Общее понимание назначения человека определяет назначение человека в обществе и в каждой отдельной сфере деятельности. Все люди разные, но их цель одна – совершенство. Хотя идеалы неосуществимы, действительность должна быть преобразована в соответствии с нашими идеалами. Каждый имеет идеал человека и стремится других поднять до него, и таким образом в обществе происходит совершенствование человеческого рода. Такое взаимодействие не должно быть принуждающим, а только свободным. Если бы все люди стали совершенными, они были бы равны между собой, были бы единым, абсолютным субъектом. Но этот идеал недостижим, и поэтому назначением человека в обществе является бесконечное совершенствование себя и других как свободных существ. Для осуществления своей цели у человека есть свободная воля, а так же особый навык – культура.

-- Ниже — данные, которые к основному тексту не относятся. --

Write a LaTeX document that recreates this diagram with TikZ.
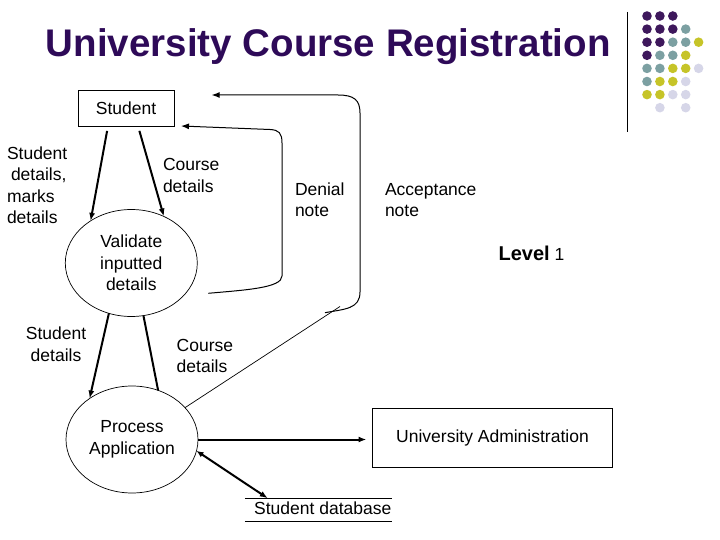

Фихте внес большой вклад в развитие философской мысли. Он обосновывал разумность мира, свободу человека и его нравственное предназначение. В теории познания Фихте развивал идеи о неотделимости субъекта и объекта познания друг от друга, о диалектической сущности мышления. Главная идея философии Фихте – идея активности субъекта, т.е. человека. Деятельность разумного человека Фихте считал не только сущностью познания, но и главной предпосылкой развития общества. Идея необходимости разумности человеческой деятельности даже при такой абсолютизации субъективности как у Фихте, безусловно, является ценным вкладом философа в мировую философию.